Koophuizen worden dit jaar vooral duurder in Zeeland en in het midden en noordoosten van het land, gaat Groot verder. “In die regio’s stijgen de huizenprijzen met meer dan 20%. In Zuid-Holland en West-Brabant groeien de huizenprijzen met 15 à 16% duidelijk minder hard. In lijn met onze landelijke verwachting stijgen de huizenprijzen in 2023 in alle regio’s minder sterk.”

Momenteel worden in ons land steeds minder huizen verkocht. In januari van dit jaar waren er bijvoorbeeld 14.053 transacties. “Het is lang geleden dat het er zo weinig waren. Zulke aantallen zagen we vooral tijdens de crisisjaren van 2008–2013. Dat er minder huizen worden verkocht, wijst niet op een verandering in het sentiment bij huizenkopers. Huizen worden juist ontzettend snel verkocht en er woedt een heftige biedstrijd. Daarbij gaan huizen soms ver boven de vraagprijs weg.
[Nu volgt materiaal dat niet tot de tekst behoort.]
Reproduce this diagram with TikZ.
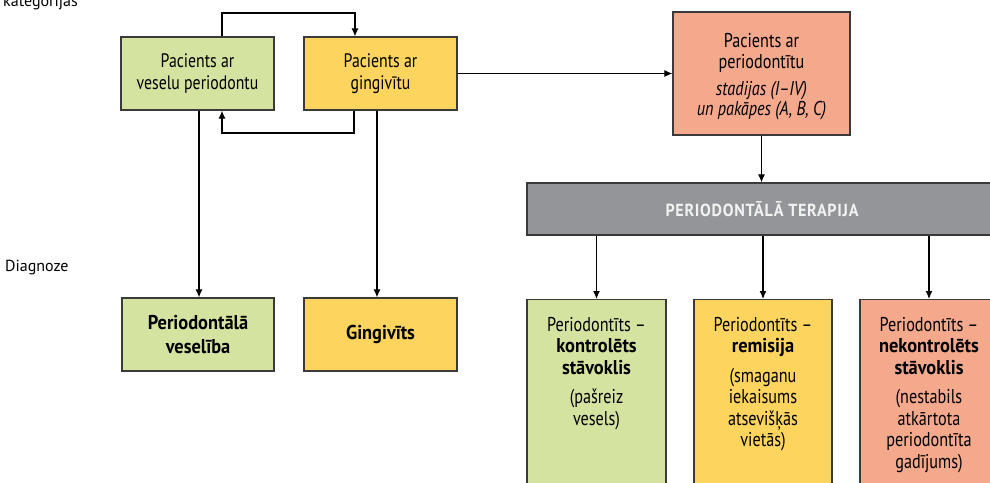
\documentclass[tikz,border=0pt]{standalone}
\usepackage{fontspec}
\setmainfont[FakeStretch=0.81, BoldFeatures={FakeStretch=0.92}]{PT Sans}
\newfontfamily\labelfont{PT Sans}
\usetikzlibrary{arrows.meta}
\definecolor{cgreen}{HTML}{D4E3A0}
\definecolor{cyellow}{HTML}{FDD45E}
\definecolor{csalmon}{HTML}{F4A98C}
\definecolor{cgray}{HTML}{939598}
\definecolor{cborder}{HTML}{3A3A3A}
\definecolor{cbartext}{HTML}{F2F2F2}
\tikzset{
  box/.style={draw=cborder, line width=1.3pt, rectangle, inner sep=0pt, align=center,
    font=\fontsize{19.5}{22}\selectfont},
  boxtext/.style={inner sep=0pt, align=center, anchor=north,
    font=\fontsize{20}{21.5}\selectfont},
  sidelabel/.style={inner sep=0pt, anchor=base west, font=\labelfont\fontsize{16}{18}\selectfont},
  arr/.style={line width=1.1pt, draw=black, -{Latex[length=8pt,width=7pt]}},
}
\begin{document}
\begin{tikzpicture}[x=1pt,y=1pt]
\useasboundingbox (0,0) rectangle (990,-482);
\clip (0,0) rectangle (990,-482);

% side labels
\node[sidelabel] (lkat) at (3,-6.5) {kategorijas};
\node[sidelabel] (ldiag) at (5,-271) {Diagnoze};

% patient categories
\node[box, fill=cgreen, minimum width=153, minimum height=73] (h1) at (197.5,-73.5)
  {Pacients ar\\veselu periodontu};
\node[box, fill=cyellow, minimum width=153, minimum height=73] (g1) at (380.5,-73.5)
  {Pacients ar\\gingivītu};
\node[box, fill=csalmon, minimum width=177, minimum height=123] (p1) at (761.5,-73.5) {};
\node[boxtext, font=\fontsize{20}{20.5}\selectfont] (p1t) at (761.5,-33.5)
  {Pacients ar\\periodontītu\\[6.5pt]\textit{stadijas (I–IV)}\\\textit{un pakāpes (A, B, C)}};

% therapy bar
\node[box, fill=cgray, minimum width=473, minimum height=52] (th) at (763.5,-209) {};
\node[inner sep=0pt, text=cbartext, font=\fontsize{17.5}{20}\selectfont\bfseries\addfontfeatures{LetterSpace=4}]
  (tht) at (762,-209) {PERIODONTĀLĀ TERAPIJA};

% diagnoses
\node[box, fill=cgreen, minimum width=152, minimum height=73, font=\fontsize{20}{24}\selectfont\bfseries]
  (d1) at (198,-334.5) {Periodontālā\\veselība};
\node[box, fill=cyellow, minimum width=153, minimum height=73, font=\fontsize{20}{24}\selectfont\bfseries]
  (d2) at (380.5,-334.5) {Gingivīts};

\node[box, fill=cgreen, minimum width=139, minimum height=220, anchor=north] (c1) at (596.5,-299) {};
\node[box, fill=cyellow, minimum width=138, minimum height=220, anchor=north] (c2) at (763,-299) {};
\node[box, fill=csalmon, minimum width=138, minimum height=220, anchor=north] (c3) at (929,-299) {};

\node[boxtext] (c1t) at (596.5,-317)
  {Periodontīts –\\\textbf{kontrolēts}\\\textbf{stāvoklis}\\[8pt](pašreiz\\vesels)};
\node[boxtext] (c2t) at (763,-317)
  {Periodontīts –\\\textbf{remisija}\\[8pt](smaganu\\iekaisums\\atsevišķās\\vietās)};
\node[boxtext] (c3t) at (929,-317)
  {Periodontīts –\\\textbf{nekontrolēts}\\\textbf{stāvoklis}\\[8pt](nestabils\\atkārtota\\periodontīta\\gadījums)};

% routing points
\coordinate (t1) at (222,-13);
\coordinate (t2) at (355,-13);
\coordinate (b1) at (354,-133);
\coordinate (b2) at (222,-133);
\coordinate (v1) at (199,0);
\coordinate (v2) at (377,0);

% connectors
\draw[arr] (h1.north -| t1) -- (t1) -- (t2) -- (g1.north -| t2);
\draw[arr] (g1.south -| b1) -- (b1) -- (b2) -- (h1.south -| b2);
\draw[arr] (h1.south -| v1) -- (d1.north -| v1);
\draw[arr] (g1.south -| v2) -- (d2.north -| v2);
\draw[arr] (g1.east) -- (p1.west);
\draw[arr] (p1.south) -- (th.north -| p1.south);
\draw[arr] (th.south -| c1.north) -- (c1.north);
\draw[arr] (th.south -| c2.north) -- (c2.north);
\draw[arr] (th.south -| c3.north) -- (c3.north);
\end{tikzpicture}
\end{document}
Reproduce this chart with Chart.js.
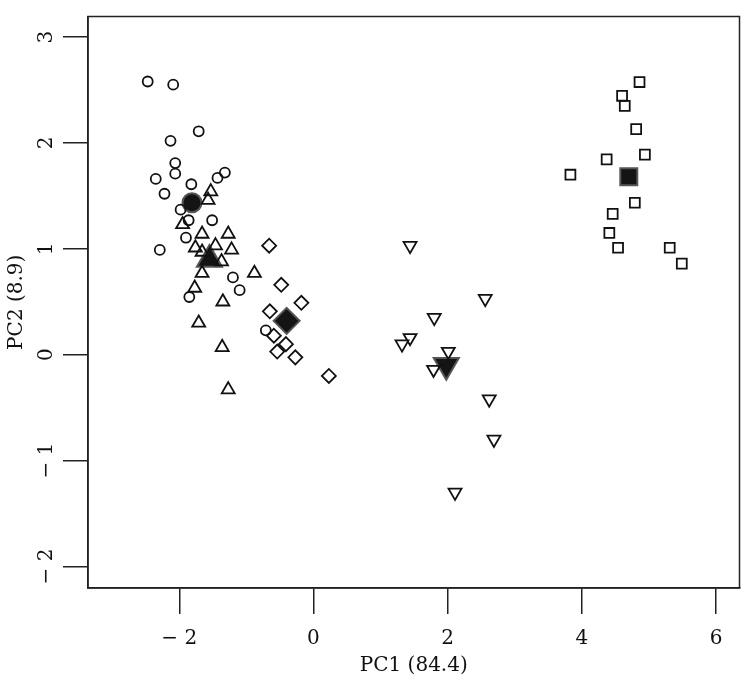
<!DOCTYPE html>
<html>
<head>
<meta charset="utf-8">
<script src="https://cdn.jsdelivr.net/npm/chart.js@4.4.1/dist/chart.umd.min.js"></script>
<style>
  html, body { margin: 0; padding: 0; background: #fff; }
  #wrap { width: 756px; height: 688px; }
</style>
</head>
<body>
<div id="wrap"><canvas id="pca" width="756" height="688"></canvas></div>
<script>
// group scores (PC1, PC2)
const circX = [-2.47, -2.09, -1.71, -2.13, -2.06, -2.06, -2.35, -1.82, -1.43, -1.32, -2.22, -1.98, -1.86, -1.51, -1.90, -2.29, -1.20, -1.10, -1.85, -0.71];
const circY = [2.58, 2.55, 2.11, 2.02, 1.81, 1.71, 1.66, 1.61, 1.67, 1.72, 1.52, 1.37, 1.27, 1.27, 1.105, 0.99, 0.73, 0.61, 0.545, 0.23];

const triX = [-1.53, -1.57, -1.95, -1.66, -1.27, -1.76, -1.46, -1.22, -1.66, -1.37, -1.66, -0.88, -1.77, -1.35, -1.71, -1.36, -1.27];
const triY = [1.54, 1.46, 1.23, 1.14, 1.14, 1.01, 1.03, 0.99, 0.97, 0.88, 0.77, 0.77, 0.63, 0.50, 0.30, 0.07, -0.33];

const diaX = [-0.66, -0.48, -0.18, -0.65, -0.59, -0.41, -0.54, -0.27, 0.23];
const diaY = [1.03, 0.66, 0.49, 0.41, 0.18, 0.10, 0.03, -0.025, -0.20];

const downX = [1.44, 2.56, 1.80, 1.44, 1.32, 2.01, 1.79, 2.62, 2.69, 2.11];
const downY = [1.03, 0.53, 0.35, 0.16, 0.10, 0.03, -0.14, -0.42, -0.80, -1.30];

const sqX = [4.86, 4.60, 4.64, 4.81, 4.94, 4.37, 3.83, 4.79, 4.46, 4.41, 4.54, 5.31, 5.49];
const sqY = [2.575, 2.445, 2.35, 2.13, 1.89, 1.845, 1.70, 1.435, 1.33, 1.15, 1.01, 1.01, 0.86];

// group centroids: circle, triangle, diamond, down triangle, square
const centX = [-1.81, -1.55, -0.40, 1.98, 4.70];
const centY = [1.435, 0.90, 0.32, -0.10, 1.68];

const xTicks = [-2, 0, 2, 4, 6];
const yTicks = [-2, -1, 0, 1, 2, 3];
const xTitle = 'PC1 (84.4)';
const yTitle = 'PC2 (8.9)';

const ink = '#111';
const serif = 'DejaVu Serif';

const pts = (xs, ys) => xs.map((x, i) => ({ x: x, y: ys[i] }));
const fmt = v => v < 0 ? '\u2212 ' + Math.abs(v) : String(v);

function openSet(xs, ys, style, r, rot) {
    return {
        data: pts(xs, ys),
        pointStyle: style,
        pointRadius: r,
        pointRotation: rot || 0,
        pointBackgroundColor: 'rgba(0,0,0,0)',
        pointBorderColor: ink,
        pointBorderWidth: 1.8
    };
}

function centSet(i, style, r, rot) {
    return {
        data: [{ x: centX[i], y: centY[i] }],
        pointStyle: style,
        pointRadius: r,
        pointRotation: rot || 0,
        pointBackgroundColor: '#141414',
        pointBorderColor: '#555',
        pointBorderWidth: 2
    };
}

// top/right sides of the box
const frame = {
    id: 'frame',
    afterDraw(chart) {
        const a = chart.chartArea, c = chart.ctx;
        c.save();
        c.strokeStyle = '#222';
        c.lineWidth = 1.5;
        c.strokeRect(a.left, a.top, a.right - a.left, a.bottom - a.top);
        c.restore();
    }
};

new Chart(document.getElementById('pca'), {
    type: 'scatter',
    data: {
        datasets: [
            openSet(circX, circY, 'circle', 5),
            openSet(triX, triY, 'triangle', 7.5),
            openSet(diaX, diaY, 'rectRot', 7),
            openSet(downX, downY, 'triangle', 7.5, 180),
            openSet(sqX, sqY, 'rect', 7),
            centSet(0, 'circle', 9.5),
            centSet(1, 'triangle', 14.5),
            centSet(2, 'rectRot', 13),
            centSet(3, 'triangle', 14.5, 180),
            centSet(4, 'rect', 12)
        ]
    },
    options: {
        responsive: false,
        devicePixelRatio: 1,
        animation: false,
        layout: { padding: { top: 4, right: 6, left: 0, bottom: 0 } },
        plugins: { legend: { display: false }, tooltip: { enabled: false } },
        scales: {
            x: {
                type: 'linear',
                min: -3.36,
                max: 6.35,
                afterBuildTicks: s => { s.ticks = xTicks.map(v => ({ value: v })); },
                afterFit: s => { s.height = 100; },
                border: { display: true, color: '#222', width: 1.5 },
                grid: { drawOnChartArea: false, drawTicks: true, tickLength: 26, color: '#222', lineWidth: 1.5 },
                ticks: {
                    autoSkip: false, maxRotation: 0, padding: 13, color: ink,
                    font: { family: serif, size: 20 },
                    callback: fmt
                },
                title: {
                    display: true, text: xTitle, color: ink,
                    font: { family: serif, size: 20 },
                    padding: { top: 0, bottom: 10 }
                }
            },
            y: {
                type: 'linear',
                min: -2.203,
                max: 3.194,
                afterBuildTicks: s => { s.ticks = yTicks.map(v => ({ value: v })); },
                afterFit: s => { s.width = 88; },
                border: { display: true, color: '#222', width: 1.5 },
                grid: { drawOnChartArea: false, drawTicks: true, tickLength: 25, color: '#222', lineWidth: 1.5 },
                ticks: {
                    autoSkip: false, minRotation: 90, maxRotation: 90, padding: -2,
                    crossAlign: 'center', color: ink,
                    font: { family: serif, size: 20 },
                    callback: fmt
                },
                title: {
                    display: true, text: yTitle, color: ink,
                    font: { family: serif, size: 20 },
                    padding: { top: 5, bottom: 0 }
                }
            }
        }
    },
    plugins: [frame]
});
</script>
</body>
</html>
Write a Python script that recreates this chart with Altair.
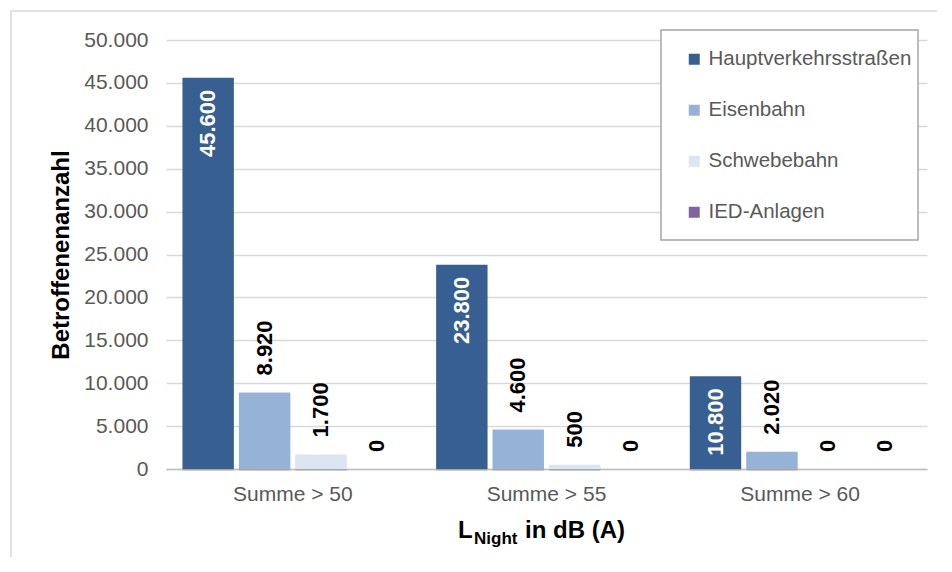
import altair as alt
import pandas as pd

categories = ["Summe > 50", "Summe > 55", "Summe > 60"]
series = ["Hauptverkehrsstraßen", "Eisenbahn", "Schwebebahn", "IED-Anlagen"]
hauptverkehr = [45600, 23800, 10800]
eisenbahn = [8920, 4600, 2020]
schwebebahn = [1700, 500, 0]
ied_anlagen = [0, 0, 0]
colors = ["#375F92", "#95B3D7", "#DCE6F2", "#8064A2"]
y_ticks = [0, 5000, 10000, 15000, 20000, 25000, 30000, 35000, 40000, 45000, 50000]

rows = []
for s, vals in zip(series, [hauptverkehr, eisenbahn, schwebebahn, ied_anlagen]):
    for c, v in zip(categories, vals):
        rows.append({"Kategorie": c, "Quelle": s, "Wert": v,
                     "Label": f"{v:,}".replace(",", ".")})
df = pd.DataFrame(rows)

FONT = "Liberation Sans"

x = alt.X("Kategorie:N", sort=categories,
          scale=alt.Scale(paddingInner=0.13, paddingOuter=0.065),
          axis=alt.Axis(title=None, labelAngle=0, labelFontSize=21, labelColor="#595959",
                        labelPadding=14, ticks=False, domainColor="#BFBFBF", domainWidth=1.5,
                        grid=False))
xoff = alt.XOffset("Quelle:N", sort=series,
                   scale=alt.Scale(domain=series, paddingInner=0.09))
y = alt.Y("Wert:Q", scale=alt.Scale(domain=[0, 50000], nice=False),
          axis=alt.Axis(values=y_ticks, title="Betroffenenanzahl",
                        labelExpr="replace(format(datum.value, ',d'), ',', '.')",
                        labelFontSize=21, labelColor="#595959", labelPadding=18,
                        ticks=False, domain=False, gridColor="#D9D9D9", gridWidth=1.5,
                        titleFontSize=24, titleFontWeight="bold", titleColor="#000000",
                        titlePadding=10))
color = alt.Color("Quelle:N", sort=series,
                  scale=alt.Scale(domain=series, range=colors),
                  legend=alt.Legend(orient="none", legendX=518, legendY=9, title=None,
                                    symbolType="square", symbolSize=121, symbolStrokeWidth=0,
                                    labelFontSize=20.5, labelColor="#595959", rowPadding=30,
                                    labelOffset=4, padding=0, labelFont=FONT, labelLimit=400))

base = alt.Chart(df)

# decorative frames
frame_df = pd.DataFrame({"k": [0]})
outer = alt.Chart(frame_df).mark_rect(fill="transparent", stroke="#D9D9D9", strokeWidth=1.5).encode(
    x=alt.value(-155), x2=alt.value(820), y=alt.value(-29), y2=alt.value(560))
legend_box = alt.Chart(frame_df).mark_rect(fill="white", stroke="#A6A6A6", strokeWidth=1.5).encode(
    x=alt.value(495), x2=alt.value(752), y=alt.value(-10), y2=alt.value(200))

shadow = base.mark_bar(color="#000000", opacity=0.12, xOffset=3, yOffset=2).encode(
    x=x, xOffset=xoff, y=y)
bars = base.mark_bar().encode(x=x, xOffset=xoff, y=y, color=color)

inside = base.transform_filter(alt.datum.Quelle == "Hauptverkehrsstraßen").mark_text(
    angle=270, align="right", baseline="middle", dx=-12, color="white",
    fontWeight="bold", fontSize=22, font=FONT).encode(x=x, xOffset=xoff, y=y, text="Label:N")
outside = base.transform_filter(alt.datum.Quelle != "Hauptverkehrsstraßen").mark_text(
    angle=270, align="left", baseline="middle", dx=17, color="black",
    fontWeight="bold", fontSize=22, font=FONT).encode(x=x, xOffset=xoff, y=y, text="Label:N")

t1 = alt.Chart(frame_df).mark_text(align="left", baseline="alphabetic", fontSize=24,
                                  fontWeight="bold", font=FONT, color="black").encode(
    x=alt.value(292), y=alt.value(498), text=alt.value("L"))
t2 = alt.Chart(frame_df).mark_text(align="left", baseline="alphabetic", fontSize=17,
                                  fontWeight="bold", font=FONT, color="black").encode(
    x=alt.value(308), y=alt.value(504), text=alt.value("Night"))
t3 = alt.Chart(frame_df).mark_text(align="left", baseline="alphabetic", fontSize=24,
                                  fontWeight="bold", font=FONT, color="black").encode(
    x=alt.value(359), y=alt.value(498), text=alt.value("in dB (A)"))

chart = alt.layer(outer, legend_box, shadow, bars, inside, outside, t1, t2, t3).properties(
    width=761, height=429,
    autosize=alt.AutoSizeParams(type="none"),
    padding={"left": 158, "top": 32, "right": 10, "bottom": 88},
).configure(font=FONT).configure_view(stroke=None)

chart.save("out.html", embed_options={"renderer": "svg", "actions": False})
De daling van het aantal verkopen lijkt dus vooral het gevolg van de enorme krapte op de huizenmarkt.”

Hierdoor en door de achterblijvende nieuwbouwproductie zullen dit jaar naar verwachting nog maar 191.000 bestaande koophuizen van eigenaar wisselen, denkt Groot. “Dat zijn er 35.000 minder dan in 2021, toen nog ruim 226.000 bestaande koophuizen werden verkocht. Voor 2023 verwachten we enig herstel en gaan we uit van 198.000 verkopen.”